Step 4 is handling the interrupt itself. In this case, I really only call an internal kernel update method and continue.

    .call_systemcall_handler:
        push ebx
        ;ccall printf, systemcall_msg
        ccall kernel_update
        pop ebx
        jmp .resume

Step 5 is returning to user mode, which is handled by our resume function above. The final exit out of the interrupt is done by iret.

    .resume:
        cmp ebx, 1
        jne .interrupt_cleanup
        ccall printf, msg, [edi], [ecx]

    ; Clean up after interrupt
    .interrupt_cleanup:

        ...

        ; We need to use iret to return from instead of ret
        ; since we're in an interrupt
        iret

Entering Usermode

We now have pretty much all we need to drop to user mode. The main section of code that executes this is below:

format ELF
use32

include '../../libc/ccall.inc'

section '.text'
    public _enter_usermode
    extrn set_kernel_stack

    _enter_usermode:

        ; Set user data segments
        mov ax, 0x23
        mov ds, ax
        mov es, ax
        mov fs, ax
        mov gs, ax

        ; Build up a frame for IRET
        push 0x23		; SS, notice it uses same selector as above
		push esp		; ESP
		pushfd			; EFLAGS
        pop eax         ; Get EFLAGS back into EAX. The only way to read EFLAGS is to pushf then pop.
        or eax, 0x200   ; Set the IF flag.
        push eax        ; Push the new EFLAGS value back onto the stack.
		push 0x1b		; CS, user mode code selector is 0x18.
                        ; With RPL 3 this is 0x1b
		lea eax, [a]	; EIP first
		push eax

        ; Save the kernel stack
        mov eax, esp
        ccall set_kernel_stack, esp

        ; Drop to user mode!
		iretd
	a:
        ; This runs in user mode!
		add esp, 4 
        int 0x33    
        
    ; infinite loop in user mode
    .loop2:
        int 0x33
        jmp .loop2

        ret

There's quite a bit happening here, so we'll step through each thing:

First is setting the user data segments. Here, the user data segment selector is 0x20 for Ring 3, with a Descriptor Privilege Level (DPL) of 3. The Requested Privilege Level (RPL) is also 3, or 0x03. Taking the OR of both gives us 0x23. Remember that Ring 0 is kernel level while Ring 3 is the user level in this case. Doing this is vital to avoid a general protection fault that would immediately occur by having SS point towards a kernel segment (DPL=0).

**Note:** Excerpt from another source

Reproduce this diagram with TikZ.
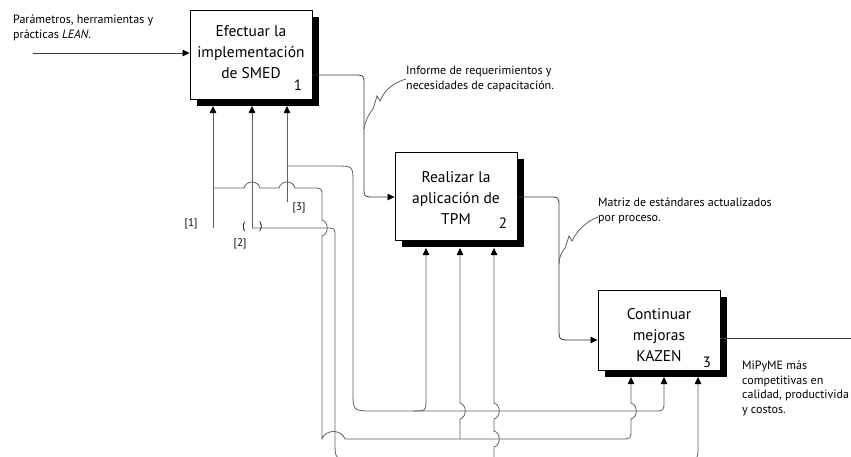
\documentclass[tikz,border=0pt]{standalone}
\usepackage{fontspec}
\setmainfont{PT Sans}
\usetikzlibrary{arrows.meta,shadows}
\definecolor{ln}{RGB}{95,95,95}
\definecolor{mn}{RGB}{60,60,60}
\begin{document}
\begin{tikzpicture}[x=1pt,y=-1pt,
  proc/.style={draw=black,line width=0.9pt,fill=white,minimum width=122pt,inner sep=0pt,
    drop shadow={shadow xshift=7pt,shadow yshift=-7pt,fill=black,opacity=1}},
  ptext/.style={align=center,inner sep=0pt,font=\fontsize{15.5}{21}\selectfont},
  conn/.style={draw=ln,line width=0.8pt},
  main/.style={draw=mn,line width=0.8pt},
  tip/.style={-{Triangle[length=7pt,width=6.5pt,color=black]}},
  lbl/.style={font=\fontsize{12}{14.5}\selectfont,inner sep=0pt,align=left,anchor=north west},
  tag/.style={font=\fontsize{11}{12}\selectfont,inner sep=0pt},
  num/.style={font=\fontsize{15}{15}\selectfont,inner sep=0pt},
]
\useasboundingbox (0,0) rectangle (851,456);

% boxes
\node[proc,minimum height=89pt] (b1) at (251,54.5) {};
\node[proc,minimum height=88pt] (b2) at (456,196) {};
\node[proc,minimum height=80pt] (b3) at (659,330) {};
\node[ptext] (b1t) at (251,52) {Efectuar la\\implementación\\de SMED};
\node[ptext] (b2t) at (456,198) {Realizar la\\aplicación de\\TPM};
\node[ptext] (b3t) at (659,335) {Continuar\\mejoras\\KAZEN};
\node[num] (n1) at (298,85) {1};
\node[num] (n2) at (503,223) {2};
\node[num] (n3) at (707,362) {3};

% texts
\node[lbl] (tin) at (13,15) {Parámetros, herramientas y\\prácticas \textit{LEAN}.};
\node[lbl] (tc1) at (406,66) {Informe de requerimientos y\\necesidades de capacitación.};
\node[lbl] (tc2) at (598,198) {Matriz de estándares actualizados\\por proceso.};
\node[lbl] (tout) at (742,361) {MiPyME más\\competitivas en\\calidad, productivida\\y costos.};
\node[tag] (l1) at (191,224) {[1]};
\node[tag] (l2) at (240,244) {[2]};
\node[tag] (l3) at (299,208) {[3]};
\node[tag] (p1) at (244,227) {(};
\node[tag] (p2) at (261,227) {)};

% coordinates
\coordinate (in) at (33,53);
\coordinate (out) at (851,338);
\coordinate (s1) at (213,228);
\coordinate (s2) at (252,228);
\coordinate (s3) at (287,202);
\coordinate (a11) at (213,106);
\coordinate (a12) at (252,106);
\coordinate (a13) at (287,106);
\coordinate (a21) at (426,248);
\coordinate (a22) at (460,248);
\coordinate (a23) at (494,248);
\coordinate (a31) at (631,377);
\coordinate (a32) at (664,377);
\coordinate (a33) at (698,377);

% main flow
\draw[main,tip] (in) -- (in -| b1.west);
\draw[main,tip] (b1.east |- 0,75) -- (354,75) .. controls (364,75) .. (364,85) -- (364,187) .. controls (364,197) .. (374,197) -- (b2.west |- 0,197);
\draw[main,tip] (b2.east |- 0,197) -- (549,197) .. controls (559,197) .. (559,207) -- (559,328) .. controls (559,340) .. (571,340) -- (b3.west |- 0,340);
\draw[main] (b3.east |- 0,338) -- (out);

% callouts
\draw[conn] (tc1.west |- 0,79) .. controls (390,84) and (384,92) .. (380,101) -- (377,96) -- (373,109) .. controls (368,115) and (365,122) .. (364,129);
\draw[conn] (tc2.west |- 0,217) .. controls (585,222) and (577,231) .. (572,241) -- (569,236) -- (565,248) .. controls (561,253) and (559,258) .. (559,264);

% network [1]
\draw[conn,tip] (s1) -- (a11);
\draw[conn,tip] (213,188) -- (244,188) .. controls (246,180) and (258,180) .. (260,188) -- (279,188) .. controls (281,180) and (293,180) .. (295,188) -- (313,188) .. controls (322,188) .. (322,197) -- (322,220) .. controls (329,222) and (329,234) .. (322,236) -- (322,439) .. controls (325,429) and (342,429) .. (345,439) -- (621,439) .. controls (631,439) .. (631,429) -- (631,419) .. controls (638,417) and (638,405) .. (631,403) -- (a31);
\draw[conn,tip] (460,439) -- (460,419) .. controls (467,417) and (467,405) .. (460,403) -- (a22);

% network [2]
\draw[conn,tip] (s2) -- (a12);
\draw[conn,tip] (s2) -- (326,228) .. controls (335,228) .. (335,237) -- (335,442) .. controls (335,459) .. (352,459) -- (686,459) .. controls (698,459) .. (698,447) -- (a33);
\draw[conn,tip] (494,459) -- (494,447) .. controls (501,445) and (501,433) .. (494,431) -- (494,419) .. controls (501,417) and (501,405) .. (494,403) -- (a23);

% network [3]
\draw[conn,tip] (s3) -- (a13);
\draw[conn,tip] (287,166) -- (336,166) .. controls (353,166) .. (353,183) -- (353,391) .. controls (353,411) .. (373,411) -- (654,411) .. controls (664,411) .. (664,401) -- (a32);
\draw[conn,tip] (413,411) .. controls (426,411) .. (426,398) -- (a21);
\end{tikzpicture}
\end{document}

Second, we build out a frame in the layout IRET expects when it is called. These values will be popped when IRET is called. set_kernel_stack() sets the SS/ESP0 as part of the TSS component we talked about earlier. We can finally see it in use here.

Third, we actually drop into user mode with iretd! The Current Privilege Level (CPL) becomes 3, and we start executing at the (a) label above, which is executed as user mode.

Fourth, is the label (a) which is our actual user code that runs! Right now it just calls an interrupt and falls into an infinite loop.

Demo

So now comes the demo part! From the code in the last section, we can see all components we've created earlier being tested:

IRET will drop us to usermode, where we can call int 0x33 once to make sure our system calls are handled correctly. It should update the kernel and return back to user mode.
The user application runs an infinite loop. If our PIT wasn't working, it wouldn't be able to preempt the user process and thus the kernel will never be able to regain control from a faulty process.
In both cases, the interrupt needs to use the TSS correctly for the kernel stack.
As an added bonus, keyboard interrupts should be handled correctly too

Conclusion

We're almost to the end. All we have left is to build out actual user programs and add the ability to run more than one process.